An online search for who, most recently, has been drawn to this book steeped in the pursuit of justice and righteousness, is telling: Results show many scholars from the Developing World concerned about the state of their people in impoverished countries where the rich are getting richer and the poor poorer—for example, Nigeria, Zimbabwe, Myanmar, and parts of Latin America. These countries feel in tangible ways the effects of neoliberal capitalism, imperialism, and globalization, with all the unfair labor practices and extraction of resources by the Global North, as well as the corruption and self-enrichment of leaders within their countries.
Amos offers an interesting case of being both an outsider and an insider.
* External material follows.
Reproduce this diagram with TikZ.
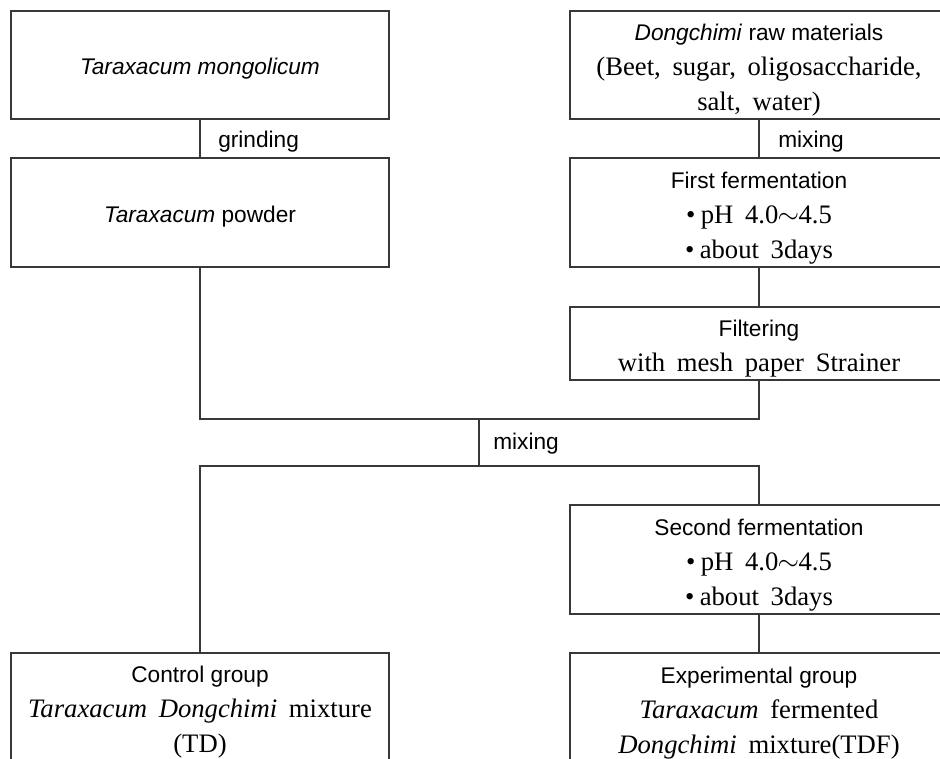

On the one hand, he is very much a Southerner from a small town in rural Tekoa, traveling north to deliver his message of judgment to the citizens of Samaria, the capital of the Northern Kingdom, which has been the beneficiary of a period of peace and prosperity. But Amos is not merely at odds with the urban elite of his northern neighbors; he also finds himself an outsider attacking the Jerusalem establishment and elite, who are similarly guilty of forcing subsistence farmers to produce surplus wealth for the benefit of the ruling class.
Amos could also be read against the backdrop of the imperial regimes of Assyria, Babylon, and Persia, which all traveled to distant lands to get their hands on precious goods to build their respective empires. There are some interesting parallels between the economic practices of the royal palaces that engaged in the economics of extracting resources from their subjects in both Samaria and Jerusalem, and this succession of empires that funded their numerous building projects and administrative bureaucracies by means of incessant plunder of neighboring lands.
Finally, Amos can also be viewed as an insider. After all, he is a landowner with a flock and income-generating fruit trees, so he also speaks from a position of privilege. Regardless, called by God to proclaim a different view of the world, Amos dares to speak to multiple audiences—in his context and in centuries to come—about the dangers of thinking privilege and riches are God-given rights. Rather, the message is that ivory beds and luxury goods, such as are on display in Amos 6, are fleeting, bringing to mind the wisdom of Matthew 6:19–21:
Do not store up for yourselves treasures on earth, where moth and rust consume and where thieves break in and steal, but store up for yourselves treasures in heaven, where neither moth nor rust consumes and where thieves do not break in and steal. For where your treasure is, there your heart will be also.